→ GIVEN DATA
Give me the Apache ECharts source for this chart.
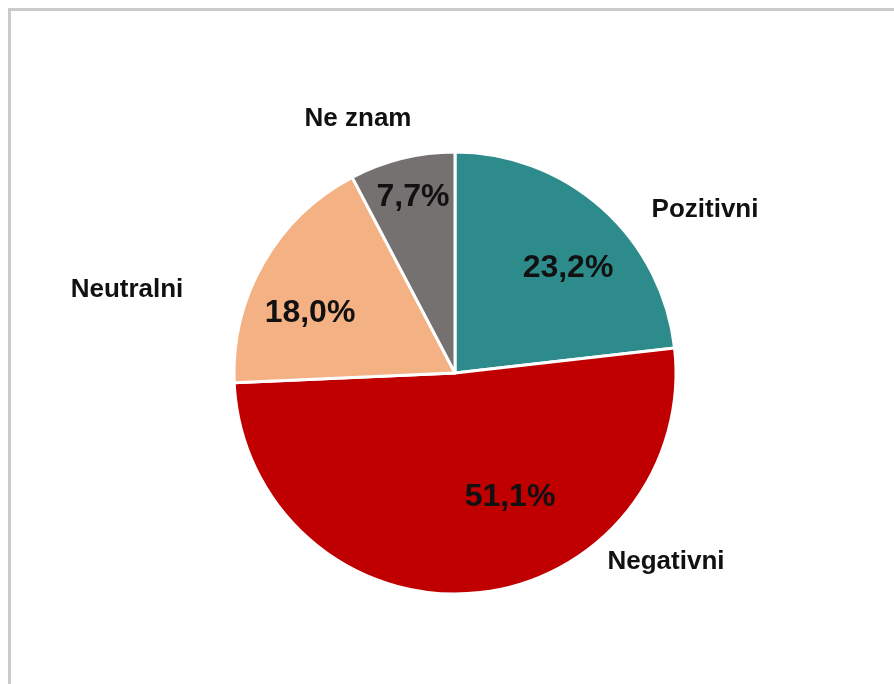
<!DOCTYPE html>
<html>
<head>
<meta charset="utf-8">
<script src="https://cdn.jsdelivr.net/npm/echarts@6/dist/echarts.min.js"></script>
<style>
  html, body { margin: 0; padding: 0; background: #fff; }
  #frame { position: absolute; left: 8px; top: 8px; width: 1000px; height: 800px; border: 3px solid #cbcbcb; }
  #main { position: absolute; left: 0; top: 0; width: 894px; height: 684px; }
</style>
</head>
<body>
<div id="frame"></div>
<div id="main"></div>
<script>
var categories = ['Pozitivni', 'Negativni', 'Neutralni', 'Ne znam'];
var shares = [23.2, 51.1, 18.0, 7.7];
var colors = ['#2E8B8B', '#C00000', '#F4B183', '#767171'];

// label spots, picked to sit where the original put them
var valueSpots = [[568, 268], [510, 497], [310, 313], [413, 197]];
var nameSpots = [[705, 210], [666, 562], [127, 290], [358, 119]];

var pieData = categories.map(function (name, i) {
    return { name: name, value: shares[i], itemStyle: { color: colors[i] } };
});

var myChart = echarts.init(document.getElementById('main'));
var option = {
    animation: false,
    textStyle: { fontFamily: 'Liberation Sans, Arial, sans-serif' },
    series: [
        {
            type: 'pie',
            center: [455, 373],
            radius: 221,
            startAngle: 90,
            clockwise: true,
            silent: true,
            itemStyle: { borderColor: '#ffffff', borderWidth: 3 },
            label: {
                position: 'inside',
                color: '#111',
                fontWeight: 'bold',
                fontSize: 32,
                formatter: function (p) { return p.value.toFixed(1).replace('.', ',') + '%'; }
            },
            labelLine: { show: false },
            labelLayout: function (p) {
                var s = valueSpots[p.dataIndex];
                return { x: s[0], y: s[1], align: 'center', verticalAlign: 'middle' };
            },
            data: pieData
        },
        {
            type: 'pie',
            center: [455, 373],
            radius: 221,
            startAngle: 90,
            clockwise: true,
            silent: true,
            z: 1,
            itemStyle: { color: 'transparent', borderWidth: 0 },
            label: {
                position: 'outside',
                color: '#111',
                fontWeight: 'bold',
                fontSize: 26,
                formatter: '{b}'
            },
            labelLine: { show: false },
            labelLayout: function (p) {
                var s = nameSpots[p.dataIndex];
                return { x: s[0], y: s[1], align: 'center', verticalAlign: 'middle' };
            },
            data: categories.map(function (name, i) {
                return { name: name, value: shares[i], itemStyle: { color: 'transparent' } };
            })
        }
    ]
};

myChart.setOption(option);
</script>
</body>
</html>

→ DIRECTIONS
Word for word, quote the lines above. Omit the pictures.

→ ANSWER FOR THIS EXERCISE
Give me the Apache ECharts source for this chart.
<!DOCTYPE html>
<html>
<head>
<meta charset="utf-8">
<script src="https://cdn.jsdelivr.net/npm/echarts@6/dist/echarts.min.js"></script>
<style>
  html, body { margin: 0; padding: 0; background: #fff; }
  #frame { position: absolute; left: 8px; top: 8px; width: 1000px; height: 800px; border: 3px solid #cbcbcb; }
  #main { position: absolute; left: 0; top: 0; width: 894px; height: 684px; }
</style>
</head>
<body>
<div id="frame"></div>
<div id="main"></div>
<script>
var categories = ['Pozitivni', 'Negativni', 'Neutralni', 'Ne znam'];
var shares = [23.2, 51.1, 18.0, 7.7];
var colors = ['#2E8B8B', '#C00000', '#F4B183', '#767171'];

// label spots, picked to sit where the original put them
var valueSpots = [[568, 268], [510, 497], [310, 313], [413, 197]];
var nameSpots = [[705, 210], [666, 562], [127, 290], [358, 119]];

var pieData = categories.map(function (name, i) {
    return { name: name, value: shares[i], itemStyle: { color: colors[i] } };
});

var myChart = echarts.init(document.getElementById('main'));
var option = {
    animation: false,
    textStyle: { fontFamily: 'Liberation Sans, Arial, sans-serif' },
    series: [
        {
            type: 'pie',
            center: [455, 373],
            radius: 221,
            startAngle: 90,
            clockwise: true,
            silent: true,
            itemStyle: { borderColor: '#ffffff', borderWidth: 3 },
            label: {
                position: 'inside',
                color: '#111',
                fontWeight: 'bold',
                fontSize: 32,
                formatter: function (p) { return p.value.toFixed(1).replace('.', ',') + '%'; }
            },
            labelLine: { show: false },
            labelLayout: function (p) {
                var s = valueSpots[p.dataIndex];
                return { x: s[0], y: s[1], align: 'center', verticalAlign: 'middle' };
            },
            data: pieData
        },
        {
            type: 'pie',
            center: [455, 373],
            radius: 221,
            startAngle: 90,
            clockwise: true,
            silent: true,
            z: 1,
            itemStyle: { color: 'transparent', borderWidth: 0 },
            label: {
                position: 'outside',
                color: '#111',
                fontWeight: 'bold',
                fontSize: 26,
                formatter: '{b}'
            },
            labelLine: { show: false },
            labelLayout: function (p) {
                var s = nameSpots[p.dataIndex];
                return { x: s[0], y: s[1], align: 'center', verticalAlign: 'middle' };
            },
            data: categories.map(function (name, i) {
                return { name: name, value: shares[i], itemStyle: { color: 'transparent' } };
            })
        }
    ]
};

myChart.setOption(option);
</script>
</body>
</html>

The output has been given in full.